No tengo palabras, dijo el poeta nicaragüense Ernesto Cardenal, al recibir el más emblemático premio internacional de poesía que otorga Chile a los artistas: el Premio Iberoamericano de Poesía Pablo Neruda. El importante y prestigioso lauro le fue otorgado a un autor con una vasta obra americanista, indigenista, civilizadora que se impregna de lo social, político y con una vasta carga amorosa y de compromiso humanitario.
El jurado dijo en abril pasado, el día de su fallo: el premio le fue otorgado a Cardenal por su “logro de remozar la tradición occidental clásica aplicándola a la actualidad contemporánea, su interés y preocupación permanente por los pueblos originarios de este continente y por su compromiso político”.
Neruda fue el mayor ídolo literario de su juventud, precisó Cardenal, autor de Canto cósmico, Epigramas, Oración por Marilyn Monroe, El estrecho dudoso, El telescopio en la noche oscura, cuando la presidenta chilena Michelle Bachelet le otorgó el lauro en el Palacio de Gobierno, La Moneda, un icono en la restauración de la democracia latinoamericana. Es un reconocimiento a la majestad de la poesía en estos tiempos banales y del gran espectáculo digital, que una presidente otorgue un premio en este género tan marginal para las editoriales y el mercado de los best-sellers, en la Casa de Gobierno, donde se deciden las grandes políticas y destinos de una nación.
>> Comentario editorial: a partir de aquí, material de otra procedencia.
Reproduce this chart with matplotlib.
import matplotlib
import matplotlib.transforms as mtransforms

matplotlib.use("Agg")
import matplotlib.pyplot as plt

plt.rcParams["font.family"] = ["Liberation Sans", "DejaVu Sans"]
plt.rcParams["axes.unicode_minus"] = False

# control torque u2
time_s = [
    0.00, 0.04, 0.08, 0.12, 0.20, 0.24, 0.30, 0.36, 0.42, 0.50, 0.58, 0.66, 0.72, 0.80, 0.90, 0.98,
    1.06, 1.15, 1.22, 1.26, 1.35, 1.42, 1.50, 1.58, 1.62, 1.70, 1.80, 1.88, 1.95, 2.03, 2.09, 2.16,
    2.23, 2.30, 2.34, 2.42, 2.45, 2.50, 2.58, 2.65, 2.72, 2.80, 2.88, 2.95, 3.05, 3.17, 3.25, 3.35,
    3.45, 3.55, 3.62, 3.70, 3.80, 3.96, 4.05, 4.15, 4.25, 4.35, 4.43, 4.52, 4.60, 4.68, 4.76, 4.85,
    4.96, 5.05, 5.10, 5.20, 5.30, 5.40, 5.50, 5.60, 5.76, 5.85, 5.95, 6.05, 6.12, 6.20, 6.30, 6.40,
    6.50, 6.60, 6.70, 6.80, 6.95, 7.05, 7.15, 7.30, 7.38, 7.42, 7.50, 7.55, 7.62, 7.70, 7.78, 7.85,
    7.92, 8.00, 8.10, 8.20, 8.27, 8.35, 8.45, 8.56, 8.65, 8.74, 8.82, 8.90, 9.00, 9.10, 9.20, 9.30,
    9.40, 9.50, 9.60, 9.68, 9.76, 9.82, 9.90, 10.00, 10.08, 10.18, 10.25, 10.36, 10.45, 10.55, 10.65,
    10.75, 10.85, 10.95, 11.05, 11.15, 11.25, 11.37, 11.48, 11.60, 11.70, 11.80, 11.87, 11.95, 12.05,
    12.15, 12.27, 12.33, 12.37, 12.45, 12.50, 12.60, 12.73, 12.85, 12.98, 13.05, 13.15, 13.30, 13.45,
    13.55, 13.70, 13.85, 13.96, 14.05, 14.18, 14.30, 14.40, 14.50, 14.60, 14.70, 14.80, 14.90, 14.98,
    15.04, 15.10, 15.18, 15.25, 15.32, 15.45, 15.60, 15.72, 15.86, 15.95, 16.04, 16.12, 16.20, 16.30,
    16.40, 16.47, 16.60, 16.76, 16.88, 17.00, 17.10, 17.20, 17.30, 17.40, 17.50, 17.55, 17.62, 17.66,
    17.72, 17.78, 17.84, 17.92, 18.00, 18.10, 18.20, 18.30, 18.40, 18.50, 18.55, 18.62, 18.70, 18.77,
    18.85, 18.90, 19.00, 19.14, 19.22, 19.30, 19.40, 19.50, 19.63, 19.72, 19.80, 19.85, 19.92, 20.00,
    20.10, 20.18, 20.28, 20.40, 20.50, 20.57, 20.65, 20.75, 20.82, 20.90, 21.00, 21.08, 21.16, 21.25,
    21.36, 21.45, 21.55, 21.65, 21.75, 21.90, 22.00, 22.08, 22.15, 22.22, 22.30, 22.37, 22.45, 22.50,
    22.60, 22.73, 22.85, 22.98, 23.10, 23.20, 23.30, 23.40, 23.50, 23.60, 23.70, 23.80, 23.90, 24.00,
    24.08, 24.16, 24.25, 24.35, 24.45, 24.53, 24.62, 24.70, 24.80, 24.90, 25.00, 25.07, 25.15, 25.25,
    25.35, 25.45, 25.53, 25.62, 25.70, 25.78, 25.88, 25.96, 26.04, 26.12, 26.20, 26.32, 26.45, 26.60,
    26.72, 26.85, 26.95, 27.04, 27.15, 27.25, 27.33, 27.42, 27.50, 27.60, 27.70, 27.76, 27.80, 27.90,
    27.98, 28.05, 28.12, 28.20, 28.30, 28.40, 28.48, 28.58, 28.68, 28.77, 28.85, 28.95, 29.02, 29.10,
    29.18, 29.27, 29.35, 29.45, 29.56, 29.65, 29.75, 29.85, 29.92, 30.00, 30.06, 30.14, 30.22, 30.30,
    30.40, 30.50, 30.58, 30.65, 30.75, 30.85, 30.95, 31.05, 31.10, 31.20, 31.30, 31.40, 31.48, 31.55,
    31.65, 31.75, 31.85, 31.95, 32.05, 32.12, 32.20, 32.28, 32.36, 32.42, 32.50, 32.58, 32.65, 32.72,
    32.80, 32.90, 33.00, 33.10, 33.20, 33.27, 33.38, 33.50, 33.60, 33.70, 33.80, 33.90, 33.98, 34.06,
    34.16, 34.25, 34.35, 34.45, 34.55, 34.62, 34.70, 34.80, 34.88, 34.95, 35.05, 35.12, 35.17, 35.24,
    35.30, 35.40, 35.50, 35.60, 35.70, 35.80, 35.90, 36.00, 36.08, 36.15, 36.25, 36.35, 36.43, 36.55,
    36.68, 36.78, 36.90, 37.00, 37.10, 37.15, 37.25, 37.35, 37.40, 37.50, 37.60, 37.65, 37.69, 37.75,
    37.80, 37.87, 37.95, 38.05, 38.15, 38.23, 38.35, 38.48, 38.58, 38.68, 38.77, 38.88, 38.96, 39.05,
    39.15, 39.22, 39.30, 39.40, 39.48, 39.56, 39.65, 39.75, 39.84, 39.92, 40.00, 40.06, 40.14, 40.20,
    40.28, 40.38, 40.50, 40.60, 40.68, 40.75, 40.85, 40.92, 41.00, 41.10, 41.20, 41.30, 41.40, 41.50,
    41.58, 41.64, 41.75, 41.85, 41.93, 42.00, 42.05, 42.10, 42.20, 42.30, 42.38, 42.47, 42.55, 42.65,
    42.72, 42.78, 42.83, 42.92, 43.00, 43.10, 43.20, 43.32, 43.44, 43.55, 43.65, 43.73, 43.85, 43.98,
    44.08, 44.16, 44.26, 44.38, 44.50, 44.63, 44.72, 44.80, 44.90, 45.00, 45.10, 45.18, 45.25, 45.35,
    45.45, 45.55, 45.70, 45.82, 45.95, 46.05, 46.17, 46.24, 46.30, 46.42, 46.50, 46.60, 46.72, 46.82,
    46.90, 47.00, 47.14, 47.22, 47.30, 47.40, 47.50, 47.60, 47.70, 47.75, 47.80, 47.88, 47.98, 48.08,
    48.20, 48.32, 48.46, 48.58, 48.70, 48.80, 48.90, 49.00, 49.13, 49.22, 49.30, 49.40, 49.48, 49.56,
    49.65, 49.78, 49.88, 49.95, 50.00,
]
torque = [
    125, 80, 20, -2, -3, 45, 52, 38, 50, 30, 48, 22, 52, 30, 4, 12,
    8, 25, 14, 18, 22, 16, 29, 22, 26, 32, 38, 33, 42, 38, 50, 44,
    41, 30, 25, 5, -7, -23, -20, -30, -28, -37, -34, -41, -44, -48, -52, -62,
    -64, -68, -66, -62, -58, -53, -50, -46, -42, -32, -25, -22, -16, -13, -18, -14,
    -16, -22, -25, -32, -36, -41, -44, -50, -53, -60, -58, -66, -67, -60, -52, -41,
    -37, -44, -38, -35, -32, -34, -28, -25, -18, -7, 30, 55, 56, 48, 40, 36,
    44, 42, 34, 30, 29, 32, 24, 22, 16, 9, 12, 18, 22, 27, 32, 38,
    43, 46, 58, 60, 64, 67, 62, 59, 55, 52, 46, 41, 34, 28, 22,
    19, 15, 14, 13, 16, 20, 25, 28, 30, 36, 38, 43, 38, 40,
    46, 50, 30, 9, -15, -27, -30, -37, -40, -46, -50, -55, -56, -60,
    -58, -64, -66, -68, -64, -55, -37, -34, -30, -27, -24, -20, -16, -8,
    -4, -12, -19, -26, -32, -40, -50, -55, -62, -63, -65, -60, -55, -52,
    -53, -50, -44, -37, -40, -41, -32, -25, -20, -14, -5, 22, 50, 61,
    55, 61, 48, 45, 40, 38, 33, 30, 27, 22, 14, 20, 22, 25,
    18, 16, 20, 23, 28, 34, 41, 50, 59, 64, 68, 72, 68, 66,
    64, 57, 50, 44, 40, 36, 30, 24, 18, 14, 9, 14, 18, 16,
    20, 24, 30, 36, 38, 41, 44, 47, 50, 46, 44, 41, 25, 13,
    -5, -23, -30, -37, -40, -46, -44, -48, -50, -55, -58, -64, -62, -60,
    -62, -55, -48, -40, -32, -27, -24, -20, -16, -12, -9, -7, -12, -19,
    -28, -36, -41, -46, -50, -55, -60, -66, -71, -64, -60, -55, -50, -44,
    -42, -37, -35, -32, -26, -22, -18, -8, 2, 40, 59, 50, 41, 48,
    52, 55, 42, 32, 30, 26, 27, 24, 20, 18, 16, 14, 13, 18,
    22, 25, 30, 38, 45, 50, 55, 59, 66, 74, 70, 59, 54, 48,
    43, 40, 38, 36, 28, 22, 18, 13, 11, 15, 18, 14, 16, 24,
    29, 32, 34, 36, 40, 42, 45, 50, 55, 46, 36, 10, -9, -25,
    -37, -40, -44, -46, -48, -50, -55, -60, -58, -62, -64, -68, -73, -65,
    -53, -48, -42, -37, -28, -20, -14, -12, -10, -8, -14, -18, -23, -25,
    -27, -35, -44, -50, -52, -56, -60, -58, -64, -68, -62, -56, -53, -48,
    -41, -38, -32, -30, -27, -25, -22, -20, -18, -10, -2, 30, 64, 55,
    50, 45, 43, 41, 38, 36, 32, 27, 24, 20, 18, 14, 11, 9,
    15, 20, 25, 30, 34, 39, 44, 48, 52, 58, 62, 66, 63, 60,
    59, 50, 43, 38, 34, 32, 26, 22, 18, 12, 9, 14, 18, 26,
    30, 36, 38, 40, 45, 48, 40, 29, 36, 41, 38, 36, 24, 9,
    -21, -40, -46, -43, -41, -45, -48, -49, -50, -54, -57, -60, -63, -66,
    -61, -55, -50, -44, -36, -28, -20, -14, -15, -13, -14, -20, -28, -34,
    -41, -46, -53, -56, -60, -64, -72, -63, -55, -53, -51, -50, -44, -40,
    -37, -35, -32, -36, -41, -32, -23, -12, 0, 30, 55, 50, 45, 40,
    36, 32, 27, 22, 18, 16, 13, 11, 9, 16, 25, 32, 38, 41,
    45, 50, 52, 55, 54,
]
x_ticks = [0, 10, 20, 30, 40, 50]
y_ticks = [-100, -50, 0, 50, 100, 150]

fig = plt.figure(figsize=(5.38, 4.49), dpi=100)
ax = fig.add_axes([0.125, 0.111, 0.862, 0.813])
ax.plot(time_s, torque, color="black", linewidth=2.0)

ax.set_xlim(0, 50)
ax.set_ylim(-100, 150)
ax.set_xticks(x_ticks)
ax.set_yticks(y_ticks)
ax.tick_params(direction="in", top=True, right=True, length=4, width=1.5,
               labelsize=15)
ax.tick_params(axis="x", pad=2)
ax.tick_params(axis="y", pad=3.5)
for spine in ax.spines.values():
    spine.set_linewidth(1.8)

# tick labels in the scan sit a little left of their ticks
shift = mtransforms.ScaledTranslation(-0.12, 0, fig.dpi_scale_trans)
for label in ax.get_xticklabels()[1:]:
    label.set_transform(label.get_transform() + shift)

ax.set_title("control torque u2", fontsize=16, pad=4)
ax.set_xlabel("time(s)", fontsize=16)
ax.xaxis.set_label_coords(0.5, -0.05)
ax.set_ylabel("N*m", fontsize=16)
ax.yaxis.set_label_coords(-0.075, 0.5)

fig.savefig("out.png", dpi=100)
Bachelet dijo en parte de su alocución: “Este es un reconocimiento no sólo a su inmensa obra literaria, sino también a su permanente apuesta por un mundo más humano y más justo, donde el amor y la cooperación serán una realidad y no sólo bellas intenciones”.
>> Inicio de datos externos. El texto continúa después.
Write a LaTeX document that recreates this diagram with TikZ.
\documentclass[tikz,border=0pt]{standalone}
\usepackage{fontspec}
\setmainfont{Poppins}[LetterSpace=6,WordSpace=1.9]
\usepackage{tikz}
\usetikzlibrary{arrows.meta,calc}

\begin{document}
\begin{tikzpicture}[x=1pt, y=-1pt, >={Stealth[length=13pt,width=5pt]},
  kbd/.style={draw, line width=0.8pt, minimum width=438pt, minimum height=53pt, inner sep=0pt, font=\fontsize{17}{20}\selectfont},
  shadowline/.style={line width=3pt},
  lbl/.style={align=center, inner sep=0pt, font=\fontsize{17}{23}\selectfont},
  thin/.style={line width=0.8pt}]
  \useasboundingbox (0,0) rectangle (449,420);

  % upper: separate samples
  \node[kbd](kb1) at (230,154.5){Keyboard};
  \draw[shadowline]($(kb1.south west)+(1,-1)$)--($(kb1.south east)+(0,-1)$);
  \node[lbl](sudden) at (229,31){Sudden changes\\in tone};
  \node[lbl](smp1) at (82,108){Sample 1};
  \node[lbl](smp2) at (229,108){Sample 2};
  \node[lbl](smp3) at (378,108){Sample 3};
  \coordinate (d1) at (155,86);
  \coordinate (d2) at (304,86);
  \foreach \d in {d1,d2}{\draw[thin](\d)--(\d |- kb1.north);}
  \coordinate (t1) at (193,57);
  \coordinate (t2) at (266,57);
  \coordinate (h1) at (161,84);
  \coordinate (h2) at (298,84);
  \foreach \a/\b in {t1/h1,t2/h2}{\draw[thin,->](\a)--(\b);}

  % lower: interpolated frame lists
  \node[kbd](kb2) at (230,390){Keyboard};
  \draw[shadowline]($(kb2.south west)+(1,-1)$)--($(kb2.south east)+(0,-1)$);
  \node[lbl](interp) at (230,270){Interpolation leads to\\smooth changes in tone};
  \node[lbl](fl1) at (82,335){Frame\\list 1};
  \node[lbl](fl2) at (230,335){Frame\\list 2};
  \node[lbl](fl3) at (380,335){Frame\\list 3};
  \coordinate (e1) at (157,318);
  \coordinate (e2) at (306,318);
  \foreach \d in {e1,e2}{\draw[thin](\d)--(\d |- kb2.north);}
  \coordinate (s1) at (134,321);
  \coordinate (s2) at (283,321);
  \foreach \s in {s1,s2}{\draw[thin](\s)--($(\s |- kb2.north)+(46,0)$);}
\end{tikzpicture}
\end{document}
Cardenal expresó su felicidad de estar en el país de los poetas, habló de su coincidencia con la poesía de Nicanor Parra y anunció un nuevo libro: Versos del pluriverso, y reveló que una editorial chilena está interesada en publicarlo. Ya sabemos que hay más universos, dijo, y este es un libro científico, acotó.
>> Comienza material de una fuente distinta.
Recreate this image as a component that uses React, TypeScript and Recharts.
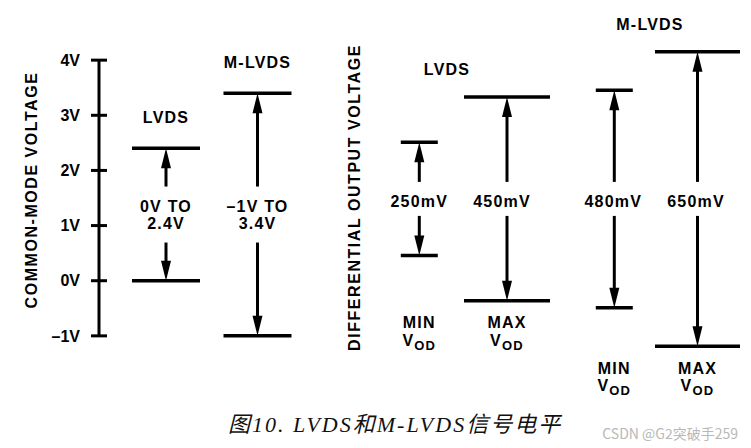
import { ComposedChart, XAxis, YAxis, ReferenceLine, ReferenceDot } from "recharts"

// common-mode voltage ranges (V)
const cmNames = ["LVDS", "M-LVDS"]
const cmLow = [0, -1]
const cmHigh = [2.4, 3.4]
const cmLabels = [["0V TO", "2.4V"], ["\u20131V TO", "3.4V"]]
const cmTicks = [-1, 0, 1, 2, 3, 4]

// differential output voltage (mV)
const vodGroups = ["LVDS", "M-LVDS"]
const vodKind = ["MIN", "MAX", "MIN", "MAX"]
const vodGroupOf = [0, 0, 1, 1]
const vodMv = [250, 450, 480, 650]

// layout, x in px
const cmX = [166, 257.5]
const cmHalf = [34, 34]
const vodX = [419.3, 507, 614.3, 697.5]
const vodHalf = [18.5, 43, 18.5, 42.5]
const vodTextShift = [0, -5, -1, -1.5]
const vodGroupX = [447, 650]

const FONT = '"Liberation Sans", Arial, sans-serif'
const txt = { fontFamily: FONT, fontWeight: 700, fontSize: 16, letterSpacing: 1.2, fill: "#000" }

const HEAD = 20
const HALF = 5

function arrowShape(lines: string[], gap: number, head?: string, shift = 0) {
  return (p: any) => {
    const x = p.x1
    const yLo = p.y1
    const yHi = p.y2
    const mid = (yLo + yHi) / 2
    const first = lines.length > 1 ? mid - 3 : mid + 8.5
    return (
      <g>
        <line x1={x} x2={x} y1={yHi + HEAD - 1} y2={mid - gap} stroke="#000" strokeWidth={3} />
        <line x1={x} x2={x} y1={mid + gap} y2={yLo - HEAD + 1} stroke="#000" strokeWidth={3} />
        <polygon points={`${x},${yHi} ${x - HALF},${yHi + HEAD} ${x + HALF},${yHi + HEAD}`} fill="#000" />
        <polygon points={`${x},${yLo} ${x - HALF},${yLo - HEAD} ${x + HALF},${yLo - HEAD}`} fill="#000" />
        {lines.map((s, i) => (
          <text key={i} x={x + shift} y={first + i * 17.5} textAnchor="middle" {...txt}>
            {s}
          </text>
        ))}
        {head && (
          <text x={x} y={yHi - 25.5} textAnchor="middle" {...txt}>
            {head}
          </text>
        )}
      </g>
    )
  }
}

const fmtVolt = (v: number) => (v < 0 ? `\u2013${-v}V` : `${v}V`)

function VoltTick(p: any) {
  const { x, y, payload } = p
  return (
    <g>
      <line x1={x - 8} x2={x + 8} y1={y} y2={y} stroke="#000" strokeWidth={3} />
      <text x={x - 19} y={y + 5.7} textAnchor="end" {...txt} letterSpacing={0}>
        {fmtVolt(payload.value)}
      </text>
    </g>
  )
}

const groupTitle = (name: string) => (p: any) => (
  <text x={p.cx} y={p.cy - 22} textAnchor="middle" {...txt}>
    {name}
  </text>
)

const vodCaption = (kind: string) => (p: any) => (
  <g>
    <text x={p.cx} y={p.cy + 27.5} textAnchor="middle" {...txt}>
      {kind}
    </text>
    <text x={p.cx} y={p.cy + 44.7} textAnchor="middle" {...txt}>
      V
      <tspan dy={4.5} fontSize={13}>
        OD
      </tspan>
    </text>
  </g>
)

export default function App() {
  return (
    <div style={{ position: "absolute", left: 0, top: 0, width: 751, height: 448, background: "#fff" }}>
      <ComposedChart width={751} height={448} margin={{ top: 5, right: 0, bottom: 57, left: 0 }}>
        <XAxis type="number" dataKey="x" domain={[99, 751]} hide allowDataOverflow />
        <YAxis
          yAxisId="v"
          type="number"
          domain={[-2, 5]}
          ticks={cmTicks}
          interval={0}
          width={99}
          tickSize={0}
          tickMargin={0}
          axisLine={false}
          tickLine={false}
          tick={(p: any) => <VoltTick {...p} />}
          allowDataOverflow
        />
        <YAxis yAxisId="mv" type="number" orientation="right" domain={[-424, 428]} hide allowDataOverflow />

        {/* common-mode axis line */}
        <ReferenceLine
          yAxisId="v"
          segment={[{ x: 99, y: -1 }, { x: 99, y: 4 }]}
          stroke="#000"
          strokeWidth={3}
        />

        {cmNames.map((name, i) => (
          <ReferenceLine
            key={`cmh${i}`}
            yAxisId="v"
            segment={[{ x: cmX[i] - cmHalf[i], y: cmHigh[i] }, { x: cmX[i] + cmHalf[i], y: cmHigh[i] }]}
            stroke="#000"
            strokeWidth={3.5}
          />
        ))}
        {cmNames.map((name, i) => (
          <ReferenceLine
            key={`cml${i}`}
            yAxisId="v"
            segment={[{ x: cmX[i] - cmHalf[i], y: cmLow[i] }, { x: cmX[i] + cmHalf[i], y: cmLow[i] }]}
            stroke="#000"
            strokeWidth={3.5}
          />
        ))}
        {cmNames.map((name, i) => (
          <ReferenceLine
            key={`cma${i}`}
            yAxisId="v"
            segment={[{ x: cmX[i], y: cmLow[i] }, { x: cmX[i], y: cmHigh[i] }]}
            shape={arrowShape(cmLabels[i], 28, name)}
          />
        ))}

        {vodMv.map((mv, i) => (
          <ReferenceLine
            key={`vh${i}`}
            yAxisId="mv"
            segment={[{ x: vodX[i] - vodHalf[i], y: mv / 2 }, { x: vodX[i] + vodHalf[i], y: mv / 2 }]}
            stroke="#000"
            strokeWidth={3.5}
          />
        ))}
        {vodMv.map((mv, i) => (
          <ReferenceLine
            key={`vl${i}`}
            yAxisId="mv"
            segment={[{ x: vodX[i] - vodHalf[i], y: -mv / 2 }, { x: vodX[i] + vodHalf[i], y: -mv / 2 }]}
            stroke="#000"
            strokeWidth={3.5}
          />
        ))}
        {vodMv.map((mv, i) => (
          <ReferenceLine
            key={`va${i}`}
            yAxisId="mv"
            segment={[{ x: vodX[i], y: -mv / 2 }, { x: vodX[i], y: mv / 2 }]}
            shape={arrowShape([`${mv}mV`], 17, undefined, vodTextShift[i])}
          />
        ))}
        {vodGroups.map((g, gi) => {
          const top = Math.max(...vodMv.filter((_, i) => vodGroupOf[i] === gi))
          return (
            <ReferenceDot key={`vg${gi}`} yAxisId="mv" x={vodGroupX[gi]} y={top / 2} r={0} shape={groupTitle(g)} />
          )
        })}
        {vodKind.map((k, i) => {
          const top = Math.max(...vodMv.filter((_, j) => vodGroupOf[j] === vodGroupOf[i]))
          return <ReferenceDot key={`vc${i}`} yAxisId="mv" x={vodX[i]} y={-top / 2} r={0} shape={vodCaption(k)} />
        })}

        <text x={36.5} y={190} transform="rotate(-90 36.5 190)" textAnchor="middle" {...txt} letterSpacing={1.55}>
          COMMON-MODE VOLTAGE
        </text>
        <text x={360} y={197.5} transform="rotate(-90 360 197.5)" textAnchor="middle" {...txt} letterSpacing={1.55}>
          DIFFERENTIAL OUTPUT VOLTAGE
        </text>
      </ComposedChart>

      <div
        style={{
          position: "absolute",
          left: 228,
          top: 412,
          fontFamily: '"Liberation Serif", "Noto Sans CJK SC", serif',
          fontStyle: "italic",
          fontSize: 22,
          lineHeight: "26px",
          letterSpacing: 2,
          whiteSpace: "nowrap",
          color: "#111",
        }}
      >
        图10. LVDS和M-LVDS信号电平
      </div>
      <div
        style={{
          position: "absolute",
          right: 13,
          top: 425,
          fontFamily: '"Noto Sans CJK SC", "Noto Sans", sans-serif',
          fontSize: 14,
          lineHeight: "17px",
          whiteSpace: "nowrap",
          color: "#b8b8b8",
        }}
      >
        CSDN @G2突破手259
      </div>
    </div>
  )
}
Ernesto Cardenal fue para nuestra generación como Serrat, lo leíamos con pasión, discutíamos, recitábamos y a él también le acompañó, como a Neruda, una historia trágica, dura, en la Nicaragua de Somoza, convirtiéndole en símbolo de lucha y esperanza en un pueblo aplastado por una de las dictaduras más sanguinarias e implacables de América Latina. El cura trapense, discípulo de Thomas Merton, hijo de una de las familias más ricas de Nicaragua, se montó en la teología de la liberación y enfrentó el somocismo, al Vaticano y los molinos de viento.